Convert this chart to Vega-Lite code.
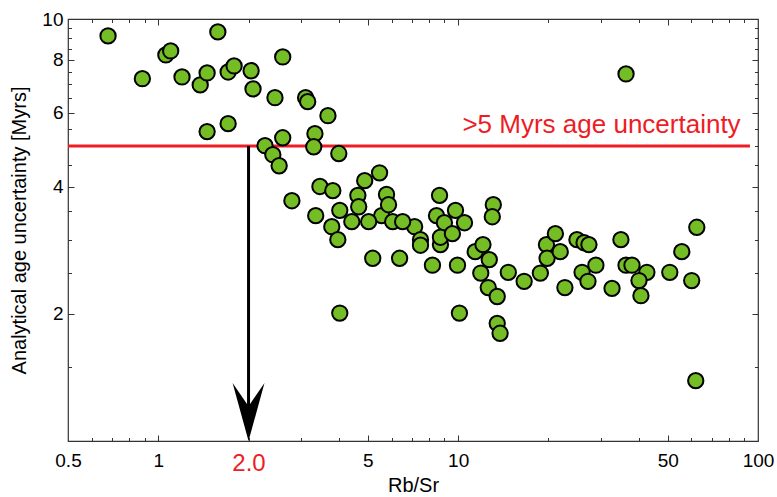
{
  "$schema": "https://vega.github.io/schema/vega-lite/v6.json",
  "width": 690,
  "height": 422,
  "autosize": {"type": "none"},
  "padding": {"left": 68, "top": 19, "right": 19, "bottom": 56},
  "background": "white",
  "config": {
    "font": "Liberation Sans",
    "view": {"stroke": "#333333", "strokeWidth": 1.2},
    "axis": {"domain": false, "grid": false, "tickColor": "#333333", "tickWidth": 1, "labelColor": "black", "titleColor": "black"}
  },
  "datasets": {
    "pts": [
      {"x": 0.68, "y": 9.12}, {"x": 0.885, "y": 7.22}, {"x": 1.06, "y": 8.22}, {"x": 1.1, "y": 8.4},
      {"x": 1.2, "y": 7.29}, {"x": 1.38, "y": 6.98}, {"x": 1.455, "y": 7.45}, {"x": 1.58, "y": 9.32},
      {"x": 1.455, "y": 5.41}, {"x": 1.71, "y": 5.65}, {"x": 1.71, "y": 7.49}, {"x": 1.79, "y": 7.74},
      {"x": 2.04, "y": 7.54}, {"x": 2.07, "y": 6.83}, {"x": 2.45, "y": 6.51}, {"x": 2.6, "y": 8.13},
      {"x": 3.1, "y": 6.51}, {"x": 3.15, "y": 6.37}, {"x": 3.68, "y": 5.9}, {"x": 3.33, "y": 5.35},
      {"x": 3.3, "y": 4.98}, {"x": 2.6, "y": 5.23}, {"x": 2.27, "y": 5.01}, {"x": 2.41, "y": 4.77},
      {"x": 2.53, "y": 4.49}, {"x": 4.0, "y": 4.8}, {"x": 2.79, "y": 3.71}, {"x": 3.46, "y": 4.01},
      {"x": 3.82, "y": 3.92}, {"x": 4.03, "y": 3.52}, {"x": 3.35, "y": 3.42}, {"x": 4.42, "y": 3.31},
      {"x": 4.63, "y": 3.82}, {"x": 4.66, "y": 3.59}, {"x": 4.88, "y": 4.14}, {"x": 5.47, "y": 4.32},
      {"x": 5.56, "y": 3.42}, {"x": 5.77, "y": 3.84}, {"x": 5.86, "y": 3.63}, {"x": 5.03, "y": 3.31},
      {"x": 6.05, "y": 3.31}, {"x": 3.79, "y": 3.22}, {"x": 3.97, "y": 3.0}, {"x": 5.19, "y": 2.71},
      {"x": 6.38, "y": 2.71}, {"x": 4.03, "y": 2.01}, {"x": 8.67, "y": 3.82}, {"x": 7.16, "y": 3.22},
      {"x": 8.47, "y": 3.42}, {"x": 9.0, "y": 3.29}, {"x": 7.49, "y": 3.0}, {"x": 7.49, "y": 2.91},
      {"x": 8.73, "y": 2.92}, {"x": 8.73, "y": 3.04}, {"x": 8.21, "y": 2.61}, {"x": 13.1, "y": 3.63},
      {"x": 13.0, "y": 3.4}, {"x": 9.8, "y": 3.52}, {"x": 10.5, "y": 3.29}, {"x": 9.57, "y": 3.1},
      {"x": 6.53, "y": 3.31}, {"x": 9.95, "y": 2.61}, {"x": 11.4, "y": 2.81}, {"x": 12.1, "y": 2.92},
      {"x": 12.7, "y": 2.69}, {"x": 11.9, "y": 2.5}, {"x": 12.6, "y": 2.31}, {"x": 13.5, "y": 2.2},
      {"x": 14.7, "y": 2.51}, {"x": 16.6, "y": 2.39}, {"x": 18.8, "y": 2.5}, {"x": 19.7, "y": 2.92},
      {"x": 19.8, "y": 2.71}, {"x": 21.1, "y": 3.1}, {"x": 21.9, "y": 2.81}, {"x": 10.1, "y": 2.01},
      {"x": 13.5, "y": 1.9}, {"x": 13.8, "y": 1.8}, {"x": 24.9, "y": 3.0}, {"x": 26.3, "y": 2.95},
      {"x": 27.3, "y": 2.92}, {"x": 34.9, "y": 3.0}, {"x": 28.8, "y": 2.61}, {"x": 25.9, "y": 2.51},
      {"x": 27.1, "y": 2.39}, {"x": 22.7, "y": 2.31}, {"x": 32.6, "y": 2.3}, {"x": 36.3, "y": 2.61},
      {"x": 38.0, "y": 2.61}, {"x": 42.6, "y": 2.51}, {"x": 40.1, "y": 2.4}, {"x": 40.7, "y": 2.21},
      {"x": 50.8, "y": 2.51}, {"x": 55.7, "y": 2.81}, {"x": 60.1, "y": 2.4}, {"x": 62.5, "y": 3.21},
      {"x": 36.3, "y": 7.41}, {"x": 62.0, "y": 1.39}
    ]
  },
  "resolve": {"axis": {"x": "independent", "y": "independent"}},
  "layer": [
    {
      "data": {"values": [{"x1": 0.5, "x2": 94, "y": 5}]},
      "mark": {"type": "rule", "color": "#ee1c25", "strokeWidth": 3},
      "encoding": {
        "x": {"field": "x1", "type": "quantitative", "scale": {"type": "log", "domain": [0.5, 100], "nice": false},
          "axis": {"orient": "bottom", "values": [1, 5, 10, 50], "tickSize": -6, "labels": false, "title": null}},
        "x2": {"field": "x2"},
        "y": {"field": "y", "type": "quantitative", "scale": {"type": "log", "domain": [1, 10], "nice": false},
          "axis": {"orient": "left", "values": [2, 4, 6, 8], "tickSize": -6, "labels": false, "title": null}}
      }
    },
    {
      "data": {"values": [{"x": 2, "y1": 5, "y2": 1.1}]},
      "mark": {"type": "rule", "color": "black", "strokeWidth": 3},
      "encoding": {
        "x": {"field": "x", "type": "quantitative", "scale": {"type": "log", "domain": [0.5, 100], "nice": false},
          "axis": {"orient": "bottom", "values": [0.6, 0.7, 0.8, 0.9, 2, 3, 4, 6, 7, 8, 9, 20, 30, 40, 60, 70, 80, 90], "tickSize": -3.5, "labels": false, "title": null}},
        "y": {"field": "y1", "type": "quantitative", "scale": {"type": "log", "domain": [1, 10], "nice": false},
          "axis": {"orient": "left", "values": [1.5, 2.5, 3, 3.5, 4.5, 5, 5.5, 6.5, 7, 7.5, 8.5, 9, 9.5], "tickSize": -3.5, "labels": false, "title": null}},
        "y2": {"field": "y2"}
      }
    },
    {
      "data": {"values": [{"x": 2, "y": 1}]},
      "mark": {"type": "point", "shape": "M0,0 L-0.55,-2 L0,-1.2 L0.55,-2 Z", "size": 3364, "filled": true, "color": "black", "opacity": 1, "strokeWidth": 0},
      "encoding": {
        "x": {"field": "x", "type": "quantitative", "scale": {"type": "log", "domain": [0.5, 100], "nice": false},
          "axis": {"orient": "top", "values": [1, 5, 10, 50], "tickSize": -6, "labels": false, "title": null}},
        "y": {"field": "y", "type": "quantitative", "scale": {"type": "log", "domain": [1, 10], "nice": false},
          "axis": {"orient": "right", "values": [2, 4, 6, 8], "tickSize": -6, "labels": false, "title": null}}
      }
    },
    {
      "data": {"values": [{"x": 87.5, "y": 5.38, "label": ">5 Myrs age uncertainty"}]},
      "mark": {"type": "text", "align": "right", "baseline": "alphabetic", "fontSize": 26, "color": "#ee1c25", "font": "Liberation Sans"},
      "encoding": {
        "x": {"field": "x", "type": "quantitative", "scale": {"type": "log", "domain": [0.5, 100], "nice": false},
          "axis": {"orient": "top", "values": [0.6, 0.7, 0.8, 0.9, 2, 3, 4, 6, 7, 8, 9, 20, 30, 40, 60, 70, 80, 90], "tickSize": -3.5, "labels": false, "title": null}},
        "y": {"field": "y", "type": "quantitative", "scale": {"type": "log", "domain": [1, 10], "nice": false},
          "axis": {"orient": "right", "values": [1.5, 2.5, 3, 3.5, 4.5, 5, 5.5, 6.5, 7, 7.5, 8.5, 9, 9.5], "tickSize": -3.5, "labels": false, "title": null}},
        "text": {"field": "label"}
      }
    },
    {
      "data": {"name": "pts"},
      "mark": {"type": "point", "shape": "circle", "filled": true, "size": 235, "fill": "#74bd24", "stroke": "black", "strokeWidth": 2, "opacity": 1, "fillOpacity": 1, "strokeOpacity": 1},
      "encoding": {
        "x": {"field": "x", "type": "quantitative", "scale": {"type": "log", "domain": [0.5, 100], "nice": false},
          "axis": {"orient": "bottom", "values": [0.5, 1, 2, 5, 10, 50, 100], "ticks": false,
            "labelExpr": "datum.value == 2 ? '2.0' : format(datum.value, '~g')",
            "labelFontSize": {"condition": {"test": "datum.value == 2", "value": 24}, "value": 19},
            "labelColor": {"condition": {"test": "datum.value == 2", "value": "#ee1c25"}, "value": "black"},
            "labelPadding": 10, "labelFlush": false, "labelOverlap": false,
            "title": "Rb/Sr", "titleFontSize": 20, "titleFontWeight": "normal", "titlePadding": 0}},
        "y": {"field": "y", "type": "quantitative", "scale": {"type": "log", "domain": [1, 10], "nice": false},
          "axis": {"orient": "left", "values": [2, 4, 6, 8, 10], "ticks": false,
            "labelExpr": "format(datum.value, '~g')", "labelFontSize": 19, "labelPadding": 5,
            "labelFlush": false, "labelOverlap": false,
            "title": "Analytical age uncertainty [Myrs]", "titleFontSize": 20, "titleFontWeight": "normal", "titlePadding": 12}}
      }
    }
  ]
}
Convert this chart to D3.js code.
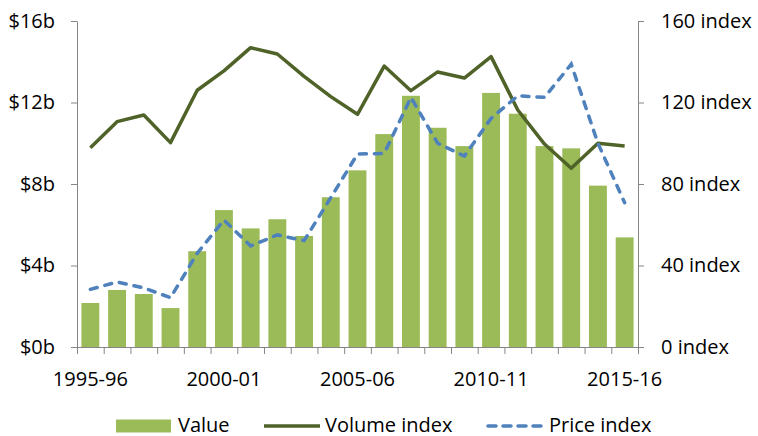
<!DOCTYPE html>
<html>
<head>
<meta charset="utf-8">
<script src="https://cdn.jsdelivr.net/npm/d3@7"></script>
<style>
  body { margin: 0; background: #fff; }
  text { font-family: "Open Sans", sans-serif; font-size: 20px; fill: #000; }
</style>
</head>
<body>
<div id="container"></div>
<script>
const years = ['1995-96', '1996-97', '1997-98', '1998-99', '1999-00', '2000-01', '2001-02',
  '2002-03', '2003-04', '2004-05', '2005-06', '2006-07', '2007-08', '2008-09', '2009-10',
  '2010-11', '2011-12', '2012-13', '2013-14', '2014-15', '2015-16'];
const value = [2.16, 2.8, 2.6, 1.91, 4.7, 6.72, 5.82, 6.27, 5.45, 7.35, 8.67, 10.45,
  12.33, 10.76, 9.86, 12.47, 11.45, 9.86, 9.75, 7.92, 5.38];
const volume = [97.8, 110.6, 113.9, 100.3, 126, 135.5, 146.9, 143.8, 132.8, 122.9, 114.2, 137.9,
  125.8, 135, 132, 142.5, 116.3, 99.6, 87.7, 100, 98.7];
const price = [28.3, 31.9, 29, 24.2, 46, 62.3, 49.6, 55, 52.2, 73.3, 94.7, 95,
  122.5, 100, 93.7, 112.2, 123.3, 122.5, 138.8, 100, 70.8];
const leftTicks = [0, 4, 8, 12, 16];
const rightTicks = [0, 40, 80, 120, 160];
const shownYears = ['1995-96', '2000-01', '2005-06', '2010-11', '2015-16'];

const w = 758;
const h = 436;
const m = { top: 21, right: 120, bottom: 89, left: 77 };

const svg = d3.select('#container')
  .append('svg')
  .attr('width', w)
  .attr('height', h)
  .attr('viewBox', [0, 0, w, h]);

const x = d3.scaleBand()
  .domain(years)
  .range([m.left, w - m.right])
  .paddingInner(0.33)
  .paddingOuter(0.165);

// plain index scale so ticks sit between the bars
const xi = d3.scaleLinear()
  .domain([0, years.length])
  .range([m.left, w - m.right]);

const yL = d3.scaleLinear().domain([0, 16]).range([h - m.bottom, m.top]);
const yR = d3.scaleLinear().domain([0, 160]).range([h - m.bottom, m.top]);

const axisColor = '#868686';

const styleAxis = g => {
  g.selectAll('path, line').attr('stroke', axisColor);
  g.selectAll('text').style('font-family', '"Open Sans", sans-serif').style('font-size', '20px').attr('fill', '#000');
};

svg.append('g')
  .attr('transform', 'translate(' + m.left + ',0)')
  .call(d3.axisLeft(yL).tickValues(leftTicks).tickSize(6).tickSizeOuter(0).tickPadding(16)
    .tickFormat(d => '$' + d + 'b'))
  .call(styleAxis);

svg.append('g')
  .attr('transform', 'translate(' + (w - m.right) + ',0)')
  .call(d3.axisRight(yR).tickValues(rightTicks).tickSize(6).tickSizeOuter(0).tickPadding(17)
    .tickFormat(d => d + ' index'))
  .call(styleAxis);

svg.selectAll('rect.bar')
  .data(value)
  .enter()
  .append('rect')
  .attr('class', 'bar')
  .attr('x', (d, i) => x(years[i]))
  .attr('y', d => yL(d))
  .attr('width', x.bandwidth())
  .attr('height', d => yL(0) - yL(d))
  .attr('fill', '#9bbb59');

svg.append('g')
  .attr('transform', 'translate(0,' + (h - m.bottom) + ')')
  .call(d3.axisBottom(xi).tickValues(d3.range(years.length + 1)).tickSize(7).tickSizeOuter(0)
    .tickFormat(''))
  .call(styleAxis);

svg.append('g')
  .attr('transform', 'translate(0,' + (h - m.bottom) + ')')
  .call(d3.axisBottom(x).tickValues(shownYears).tickSize(0).tickPadding(25))
  .call(g => g.select('.domain').remove())
  .call(styleAxis);

const cx = i => x(years[i]) + x.bandwidth() / 2;

svg.append('path')
  .datum(volume)
  .attr('fill', 'none')
  .attr('stroke', '#4f6228')
  .attr('stroke-width', 3.5)
  .attr('stroke-linejoin', 'round')
  .attr('d', d3.line().x((d, i) => cx(i)).y(d => yR(d)));

svg.append('path')
  .datum(price)
  .attr('fill', 'none')
  .attr('stroke', '#4f81bd')
  .attr('stroke-width', 3.5)
  .attr('stroke-linecap', 'round')
  .attr('stroke-dasharray', '7,8')
  .attr('d', d3.line().x((d, i) => cx(i)).y(d => yR(d)));

// legend
const ly = 426;
const ty = 424.5;
const legend = svg.append('g');

legend.append('rect')
  .attr('x', 116).attr('y', ly - 6.5)
  .attr('width', 55).attr('height', 13)
  .attr('fill', '#9bbb59');
legend.append('text').attr('x', 178).attr('y', ty).attr('dy', '0.35em').text('Value');

legend.append('line')
  .attr('x1', 264).attr('x2', 320).attr('y1', ly).attr('y2', ly)
  .attr('stroke', '#4f6228').attr('stroke-width', 3.5);
legend.append('text').attr('x', 325).attr('y', ty).attr('dy', '0.35em').text('Volume index');

legend.append('line')
  .attr('x1', 488).attr('x2', 543).attr('y1', ly).attr('y2', ly)
  .attr('stroke', '#4f81bd').attr('stroke-width', 3.5)
  .attr('stroke-linecap', 'round').attr('stroke-dasharray', '8,7');
legend.append('text').attr('x', 549).attr('y', ty).attr('dy', '0.35em').text('Price index');
</script>
</body>
</html>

------------------------------------------------------------

> [WRITTEN EXERCISE]: Tell how many lines of the data include the word "chart", and nothing else.

> [EXERCISE ANSWER]: 2